Supplied data =
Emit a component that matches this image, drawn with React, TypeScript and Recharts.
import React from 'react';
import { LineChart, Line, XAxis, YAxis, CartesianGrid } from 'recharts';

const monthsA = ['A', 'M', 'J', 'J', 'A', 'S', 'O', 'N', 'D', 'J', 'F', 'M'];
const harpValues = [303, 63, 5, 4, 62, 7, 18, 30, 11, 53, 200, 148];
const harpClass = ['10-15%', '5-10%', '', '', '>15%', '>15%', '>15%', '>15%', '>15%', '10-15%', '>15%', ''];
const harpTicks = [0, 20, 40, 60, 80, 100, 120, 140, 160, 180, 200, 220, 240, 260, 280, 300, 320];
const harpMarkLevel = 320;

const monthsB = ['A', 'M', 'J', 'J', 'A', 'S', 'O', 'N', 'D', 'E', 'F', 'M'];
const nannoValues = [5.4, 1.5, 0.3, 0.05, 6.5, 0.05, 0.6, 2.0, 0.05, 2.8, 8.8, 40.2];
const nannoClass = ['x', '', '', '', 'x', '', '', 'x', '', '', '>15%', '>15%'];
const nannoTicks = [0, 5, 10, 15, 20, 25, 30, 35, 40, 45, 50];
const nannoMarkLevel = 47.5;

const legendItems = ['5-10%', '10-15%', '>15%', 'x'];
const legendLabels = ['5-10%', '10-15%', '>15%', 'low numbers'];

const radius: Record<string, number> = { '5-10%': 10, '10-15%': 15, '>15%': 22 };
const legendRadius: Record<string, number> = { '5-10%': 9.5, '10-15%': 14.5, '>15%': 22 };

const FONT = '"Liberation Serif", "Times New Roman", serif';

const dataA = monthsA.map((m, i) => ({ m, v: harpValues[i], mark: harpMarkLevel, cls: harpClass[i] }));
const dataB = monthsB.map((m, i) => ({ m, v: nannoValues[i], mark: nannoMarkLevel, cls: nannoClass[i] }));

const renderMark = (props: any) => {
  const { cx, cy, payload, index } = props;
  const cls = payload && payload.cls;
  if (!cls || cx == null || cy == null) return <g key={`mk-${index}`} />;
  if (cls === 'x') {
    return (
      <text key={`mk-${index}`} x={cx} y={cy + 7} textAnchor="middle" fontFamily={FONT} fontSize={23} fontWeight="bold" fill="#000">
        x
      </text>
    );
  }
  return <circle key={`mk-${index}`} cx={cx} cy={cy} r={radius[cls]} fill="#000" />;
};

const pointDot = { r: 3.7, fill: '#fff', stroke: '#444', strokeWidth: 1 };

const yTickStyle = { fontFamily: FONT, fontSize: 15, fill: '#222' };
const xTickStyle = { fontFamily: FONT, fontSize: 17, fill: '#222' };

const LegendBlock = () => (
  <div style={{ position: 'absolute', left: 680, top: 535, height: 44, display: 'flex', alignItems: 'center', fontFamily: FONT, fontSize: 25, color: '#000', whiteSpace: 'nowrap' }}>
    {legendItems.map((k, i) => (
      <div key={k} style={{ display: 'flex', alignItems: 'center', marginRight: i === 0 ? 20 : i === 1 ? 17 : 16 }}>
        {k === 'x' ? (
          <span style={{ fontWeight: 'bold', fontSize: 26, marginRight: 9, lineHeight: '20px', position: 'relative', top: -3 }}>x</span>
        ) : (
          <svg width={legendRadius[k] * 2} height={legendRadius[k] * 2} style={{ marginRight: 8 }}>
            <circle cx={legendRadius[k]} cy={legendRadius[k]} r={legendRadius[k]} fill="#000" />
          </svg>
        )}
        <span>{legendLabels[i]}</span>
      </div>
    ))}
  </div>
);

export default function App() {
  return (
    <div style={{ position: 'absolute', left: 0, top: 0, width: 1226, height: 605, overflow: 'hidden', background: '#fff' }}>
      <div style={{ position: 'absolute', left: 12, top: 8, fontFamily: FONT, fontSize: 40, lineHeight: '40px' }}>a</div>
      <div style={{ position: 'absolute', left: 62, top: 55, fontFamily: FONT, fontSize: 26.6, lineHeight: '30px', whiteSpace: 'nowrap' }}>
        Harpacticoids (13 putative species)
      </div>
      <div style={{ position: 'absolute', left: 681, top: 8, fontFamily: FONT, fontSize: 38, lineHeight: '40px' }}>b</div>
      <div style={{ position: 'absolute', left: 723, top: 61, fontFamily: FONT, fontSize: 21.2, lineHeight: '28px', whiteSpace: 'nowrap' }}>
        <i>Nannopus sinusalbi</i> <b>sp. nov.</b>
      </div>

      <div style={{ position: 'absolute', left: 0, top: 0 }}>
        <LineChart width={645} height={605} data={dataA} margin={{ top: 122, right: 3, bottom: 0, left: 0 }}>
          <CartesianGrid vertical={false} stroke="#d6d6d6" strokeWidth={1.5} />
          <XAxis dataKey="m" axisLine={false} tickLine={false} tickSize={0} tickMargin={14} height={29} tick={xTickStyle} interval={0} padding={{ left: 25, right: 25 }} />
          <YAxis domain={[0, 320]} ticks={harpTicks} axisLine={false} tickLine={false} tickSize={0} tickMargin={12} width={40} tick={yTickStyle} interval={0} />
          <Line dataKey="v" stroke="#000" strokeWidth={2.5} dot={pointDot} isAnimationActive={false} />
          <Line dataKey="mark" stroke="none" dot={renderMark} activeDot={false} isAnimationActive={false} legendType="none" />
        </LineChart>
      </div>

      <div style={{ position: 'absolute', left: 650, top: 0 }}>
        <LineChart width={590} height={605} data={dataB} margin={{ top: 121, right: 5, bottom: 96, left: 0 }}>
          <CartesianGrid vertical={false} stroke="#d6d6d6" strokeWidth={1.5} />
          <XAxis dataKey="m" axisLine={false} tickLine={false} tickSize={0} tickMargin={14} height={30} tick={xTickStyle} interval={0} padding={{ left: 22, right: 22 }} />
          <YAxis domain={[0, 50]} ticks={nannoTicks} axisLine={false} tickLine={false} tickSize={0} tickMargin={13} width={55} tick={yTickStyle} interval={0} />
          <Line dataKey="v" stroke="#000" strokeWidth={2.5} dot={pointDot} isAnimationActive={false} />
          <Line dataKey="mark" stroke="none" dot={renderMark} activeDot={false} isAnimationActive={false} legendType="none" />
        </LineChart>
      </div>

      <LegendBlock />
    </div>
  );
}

Given problem = Exactly as they appear, please write out the lines from the opening of the listing above down to the line containing "const dataB = monthsB.map((m, i)", with both end lines included.

Correct answer =
Emit a component that matches this image, drawn with React, TypeScript and Recharts.
import React from 'react';
import { LineChart, Line, XAxis, YAxis, CartesianGrid } from 'recharts';

const monthsA = ['A', 'M', 'J', 'J', 'A', 'S', 'O', 'N', 'D', 'J', 'F', 'M'];
const harpValues = [303, 63, 5, 4, 62, 7, 18, 30, 11, 53, 200, 148];
const harpClass = ['10-15%', '5-10%', '', '', '>15%', '>15%', '>15%', '>15%', '>15%', '10-15%', '>15%', ''];
const harpTicks = [0, 20, 40, 60, 80, 100, 120, 140, 160, 180, 200, 220, 240, 260, 280, 300, 320];
const harpMarkLevel = 320;

const monthsB = ['A', 'M', 'J', 'J', 'A', 'S', 'O', 'N', 'D', 'E', 'F', 'M'];
const nannoValues = [5.4, 1.5, 0.3, 0.05, 6.5, 0.05, 0.6, 2.0, 0.05, 2.8, 8.8, 40.2];
const nannoClass = ['x', '', '', '', 'x', '', '', 'x', '', '', '>15%', '>15%'];
const nannoTicks = [0, 5, 10, 15, 20, 25, 30, 35, 40, 45, 50];
const nannoMarkLevel = 47.5;

const legendItems = ['5-10%', '10-15%', '>15%', 'x'];
const legendLabels = ['5-10%', '10-15%', '>15%', 'low numbers'];

const radius: Record<string, number> = { '5-10%': 10, '10-15%': 15, '>15%': 22 };
const legendRadius: Record<string, number> = { '5-10%': 9.5, '10-15%': 14.5, '>15%': 22 };

const FONT = '"Liberation Serif", "Times New Roman", serif';

const dataA = monthsA.map((m, i) => ({ m, v: harpValues[i], mark: harpMarkLevel, cls: harpClass[i] }));
const dataB = monthsB.map((m, i) => ({ m, v: nannoValues[i], mark: nannoMarkLevel, cls: nannoClass[i] }));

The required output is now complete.